■ EXERCISE DESCRIPTION
Up to and including the line with "3.504, 4.029, 4.633, 5.328, 6.126, 7.044, 8.100, 9.314]", write out the listing from its first line, minus the pictures.

■ DATASET EXTRACT

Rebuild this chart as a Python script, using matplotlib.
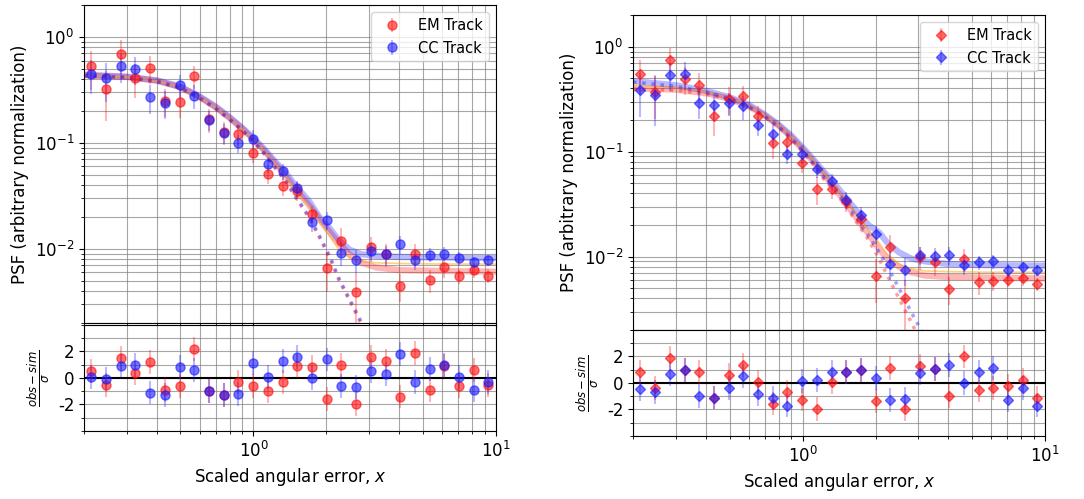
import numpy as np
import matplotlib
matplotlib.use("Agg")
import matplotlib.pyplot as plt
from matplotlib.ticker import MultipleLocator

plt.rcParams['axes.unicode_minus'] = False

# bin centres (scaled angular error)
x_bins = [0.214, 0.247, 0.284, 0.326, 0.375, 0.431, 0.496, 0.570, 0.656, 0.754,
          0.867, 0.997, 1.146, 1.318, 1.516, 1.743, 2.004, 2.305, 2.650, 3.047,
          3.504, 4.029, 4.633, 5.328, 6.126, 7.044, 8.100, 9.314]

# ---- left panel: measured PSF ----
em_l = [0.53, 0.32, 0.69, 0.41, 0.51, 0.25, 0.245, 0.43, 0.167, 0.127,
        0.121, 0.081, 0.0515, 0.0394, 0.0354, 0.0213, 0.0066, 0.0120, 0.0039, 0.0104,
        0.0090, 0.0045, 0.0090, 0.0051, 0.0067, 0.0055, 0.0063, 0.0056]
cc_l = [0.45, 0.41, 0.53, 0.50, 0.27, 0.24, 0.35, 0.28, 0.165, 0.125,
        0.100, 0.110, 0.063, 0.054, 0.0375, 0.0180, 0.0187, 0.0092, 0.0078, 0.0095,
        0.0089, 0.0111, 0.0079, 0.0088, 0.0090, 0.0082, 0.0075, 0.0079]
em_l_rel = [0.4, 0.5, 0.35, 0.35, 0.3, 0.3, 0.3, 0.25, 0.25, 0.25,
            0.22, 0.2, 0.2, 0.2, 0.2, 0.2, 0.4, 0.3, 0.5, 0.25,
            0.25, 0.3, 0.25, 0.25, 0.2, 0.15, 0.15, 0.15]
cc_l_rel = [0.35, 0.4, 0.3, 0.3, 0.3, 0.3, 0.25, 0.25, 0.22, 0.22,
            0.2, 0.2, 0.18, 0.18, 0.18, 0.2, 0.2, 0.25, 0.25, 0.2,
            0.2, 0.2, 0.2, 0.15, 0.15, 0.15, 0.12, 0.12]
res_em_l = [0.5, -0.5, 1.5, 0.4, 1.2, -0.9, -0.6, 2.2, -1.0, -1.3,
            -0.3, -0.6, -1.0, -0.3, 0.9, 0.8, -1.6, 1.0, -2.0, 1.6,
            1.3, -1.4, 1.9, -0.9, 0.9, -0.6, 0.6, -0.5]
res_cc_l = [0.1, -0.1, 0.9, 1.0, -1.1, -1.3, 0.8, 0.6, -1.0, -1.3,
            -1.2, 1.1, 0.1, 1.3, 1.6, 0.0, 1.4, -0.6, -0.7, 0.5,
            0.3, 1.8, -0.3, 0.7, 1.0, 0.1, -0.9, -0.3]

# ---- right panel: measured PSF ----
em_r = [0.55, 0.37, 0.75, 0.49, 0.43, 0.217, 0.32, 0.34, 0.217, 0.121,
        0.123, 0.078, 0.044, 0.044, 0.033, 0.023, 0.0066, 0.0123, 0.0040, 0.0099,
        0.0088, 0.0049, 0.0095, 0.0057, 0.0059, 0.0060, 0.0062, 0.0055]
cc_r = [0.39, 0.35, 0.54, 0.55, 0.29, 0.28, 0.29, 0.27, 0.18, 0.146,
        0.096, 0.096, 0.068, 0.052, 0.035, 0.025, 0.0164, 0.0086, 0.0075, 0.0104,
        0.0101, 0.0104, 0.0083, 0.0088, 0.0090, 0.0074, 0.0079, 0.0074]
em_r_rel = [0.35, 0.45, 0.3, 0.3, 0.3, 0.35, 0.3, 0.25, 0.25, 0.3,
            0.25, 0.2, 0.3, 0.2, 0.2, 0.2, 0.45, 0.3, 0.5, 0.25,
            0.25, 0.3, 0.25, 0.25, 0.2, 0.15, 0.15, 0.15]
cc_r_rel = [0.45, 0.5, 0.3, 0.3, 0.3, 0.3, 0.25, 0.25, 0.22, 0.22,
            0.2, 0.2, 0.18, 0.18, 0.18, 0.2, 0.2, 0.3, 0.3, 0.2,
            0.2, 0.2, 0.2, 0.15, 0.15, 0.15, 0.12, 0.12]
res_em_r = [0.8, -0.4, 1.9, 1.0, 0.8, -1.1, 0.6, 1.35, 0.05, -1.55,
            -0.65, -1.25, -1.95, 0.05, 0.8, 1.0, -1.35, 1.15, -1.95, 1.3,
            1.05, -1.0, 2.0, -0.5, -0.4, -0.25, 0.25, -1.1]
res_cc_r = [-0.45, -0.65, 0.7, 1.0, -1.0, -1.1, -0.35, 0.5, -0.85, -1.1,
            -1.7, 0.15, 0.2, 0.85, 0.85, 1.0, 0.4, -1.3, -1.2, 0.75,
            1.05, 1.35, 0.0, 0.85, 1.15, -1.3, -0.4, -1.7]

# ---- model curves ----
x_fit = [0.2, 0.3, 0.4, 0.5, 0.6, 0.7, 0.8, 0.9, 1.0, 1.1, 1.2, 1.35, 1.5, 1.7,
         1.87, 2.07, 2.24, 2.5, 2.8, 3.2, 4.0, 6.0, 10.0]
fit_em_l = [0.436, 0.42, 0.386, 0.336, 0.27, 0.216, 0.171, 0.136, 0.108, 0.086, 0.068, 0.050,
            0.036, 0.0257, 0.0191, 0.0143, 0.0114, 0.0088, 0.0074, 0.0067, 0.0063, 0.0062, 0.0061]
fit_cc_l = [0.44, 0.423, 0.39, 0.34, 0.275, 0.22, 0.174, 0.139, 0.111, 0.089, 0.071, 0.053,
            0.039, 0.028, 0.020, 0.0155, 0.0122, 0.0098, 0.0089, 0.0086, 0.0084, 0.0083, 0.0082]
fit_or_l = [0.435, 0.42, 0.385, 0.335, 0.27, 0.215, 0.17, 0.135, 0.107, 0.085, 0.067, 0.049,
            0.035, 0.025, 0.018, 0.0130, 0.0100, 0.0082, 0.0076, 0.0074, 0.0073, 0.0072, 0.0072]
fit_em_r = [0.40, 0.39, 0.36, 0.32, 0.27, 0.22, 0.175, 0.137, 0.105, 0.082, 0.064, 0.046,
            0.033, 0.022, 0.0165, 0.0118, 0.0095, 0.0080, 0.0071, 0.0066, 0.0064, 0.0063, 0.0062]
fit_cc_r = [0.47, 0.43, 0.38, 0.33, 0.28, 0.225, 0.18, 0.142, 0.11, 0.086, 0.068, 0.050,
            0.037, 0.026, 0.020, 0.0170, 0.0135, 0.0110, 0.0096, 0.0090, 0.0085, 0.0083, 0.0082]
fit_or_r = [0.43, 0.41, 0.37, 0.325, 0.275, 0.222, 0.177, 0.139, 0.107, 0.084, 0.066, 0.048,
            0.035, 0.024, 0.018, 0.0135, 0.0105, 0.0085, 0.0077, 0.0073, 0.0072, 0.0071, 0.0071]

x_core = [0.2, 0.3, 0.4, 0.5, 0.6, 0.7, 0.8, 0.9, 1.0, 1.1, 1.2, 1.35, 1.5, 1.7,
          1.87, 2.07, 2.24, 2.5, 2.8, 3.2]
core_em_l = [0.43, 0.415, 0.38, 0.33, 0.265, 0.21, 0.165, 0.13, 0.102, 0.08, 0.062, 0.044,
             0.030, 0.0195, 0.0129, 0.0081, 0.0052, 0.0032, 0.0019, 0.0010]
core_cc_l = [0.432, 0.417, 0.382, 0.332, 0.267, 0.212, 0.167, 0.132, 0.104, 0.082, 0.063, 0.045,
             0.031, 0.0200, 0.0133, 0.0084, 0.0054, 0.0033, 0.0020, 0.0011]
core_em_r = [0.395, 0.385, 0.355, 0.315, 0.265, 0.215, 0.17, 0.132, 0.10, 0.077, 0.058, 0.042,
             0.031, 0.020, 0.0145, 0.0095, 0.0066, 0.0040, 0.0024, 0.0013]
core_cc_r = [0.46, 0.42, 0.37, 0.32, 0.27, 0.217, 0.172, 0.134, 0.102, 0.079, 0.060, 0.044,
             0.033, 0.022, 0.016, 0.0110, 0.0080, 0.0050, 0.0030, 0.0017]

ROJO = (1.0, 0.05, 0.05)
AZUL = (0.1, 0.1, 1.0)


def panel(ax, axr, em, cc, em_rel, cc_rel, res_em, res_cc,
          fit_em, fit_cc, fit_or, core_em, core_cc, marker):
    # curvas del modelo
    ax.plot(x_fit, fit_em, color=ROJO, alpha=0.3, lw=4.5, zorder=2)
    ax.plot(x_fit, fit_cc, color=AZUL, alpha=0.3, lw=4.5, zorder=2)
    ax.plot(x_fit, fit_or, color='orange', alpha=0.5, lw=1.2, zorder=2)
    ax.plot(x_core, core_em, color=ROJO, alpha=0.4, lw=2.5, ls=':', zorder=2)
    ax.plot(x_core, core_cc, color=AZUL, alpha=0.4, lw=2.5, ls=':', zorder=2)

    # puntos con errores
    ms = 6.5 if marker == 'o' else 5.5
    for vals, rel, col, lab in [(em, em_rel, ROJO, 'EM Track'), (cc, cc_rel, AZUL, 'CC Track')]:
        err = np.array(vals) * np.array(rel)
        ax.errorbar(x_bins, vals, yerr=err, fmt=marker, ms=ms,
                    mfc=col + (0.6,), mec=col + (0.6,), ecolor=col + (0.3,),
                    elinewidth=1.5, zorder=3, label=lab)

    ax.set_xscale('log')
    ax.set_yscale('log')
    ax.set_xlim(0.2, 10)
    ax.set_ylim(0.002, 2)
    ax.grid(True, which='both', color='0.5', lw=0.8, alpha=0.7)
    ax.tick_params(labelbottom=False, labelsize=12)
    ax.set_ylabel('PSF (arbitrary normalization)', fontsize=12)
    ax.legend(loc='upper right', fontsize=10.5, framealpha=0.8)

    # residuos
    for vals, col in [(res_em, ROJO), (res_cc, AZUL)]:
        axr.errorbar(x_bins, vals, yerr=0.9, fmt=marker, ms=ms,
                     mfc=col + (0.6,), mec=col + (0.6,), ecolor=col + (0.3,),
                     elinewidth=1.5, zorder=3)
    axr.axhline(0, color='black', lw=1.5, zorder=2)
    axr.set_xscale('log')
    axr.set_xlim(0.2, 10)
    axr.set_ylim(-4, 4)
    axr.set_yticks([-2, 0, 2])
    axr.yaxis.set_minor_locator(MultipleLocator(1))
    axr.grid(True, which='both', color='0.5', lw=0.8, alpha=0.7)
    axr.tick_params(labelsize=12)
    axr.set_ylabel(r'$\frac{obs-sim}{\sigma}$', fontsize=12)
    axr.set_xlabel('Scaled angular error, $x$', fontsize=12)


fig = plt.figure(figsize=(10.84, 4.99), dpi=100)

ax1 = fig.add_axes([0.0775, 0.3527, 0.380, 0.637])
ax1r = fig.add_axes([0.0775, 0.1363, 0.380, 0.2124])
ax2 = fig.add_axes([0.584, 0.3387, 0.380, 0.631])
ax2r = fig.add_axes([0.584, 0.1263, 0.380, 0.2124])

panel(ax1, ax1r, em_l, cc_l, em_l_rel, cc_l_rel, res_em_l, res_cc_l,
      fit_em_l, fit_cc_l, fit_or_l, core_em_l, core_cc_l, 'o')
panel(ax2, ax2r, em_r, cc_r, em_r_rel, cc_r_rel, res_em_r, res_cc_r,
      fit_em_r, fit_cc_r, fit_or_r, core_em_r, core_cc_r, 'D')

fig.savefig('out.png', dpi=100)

■ SOLUTION FOR THIS PROBLEM
Rebuild this chart as a Python script, using matplotlib.
import numpy as np
import matplotlib
matplotlib.use("Agg")
import matplotlib.pyplot as plt
from matplotlib.ticker import MultipleLocator

plt.rcParams['axes.unicode_minus'] = False

# bin centres (scaled angular error)
x_bins = [0.214, 0.247, 0.284, 0.326, 0.375, 0.431, 0.496, 0.570, 0.656, 0.754,
          0.867, 0.997, 1.146, 1.318, 1.516, 1.743, 2.004, 2.305, 2.650, 3.047,
          3.504, 4.029, 4.633, 5.328, 6.126, 7.044, 8.100, 9.314]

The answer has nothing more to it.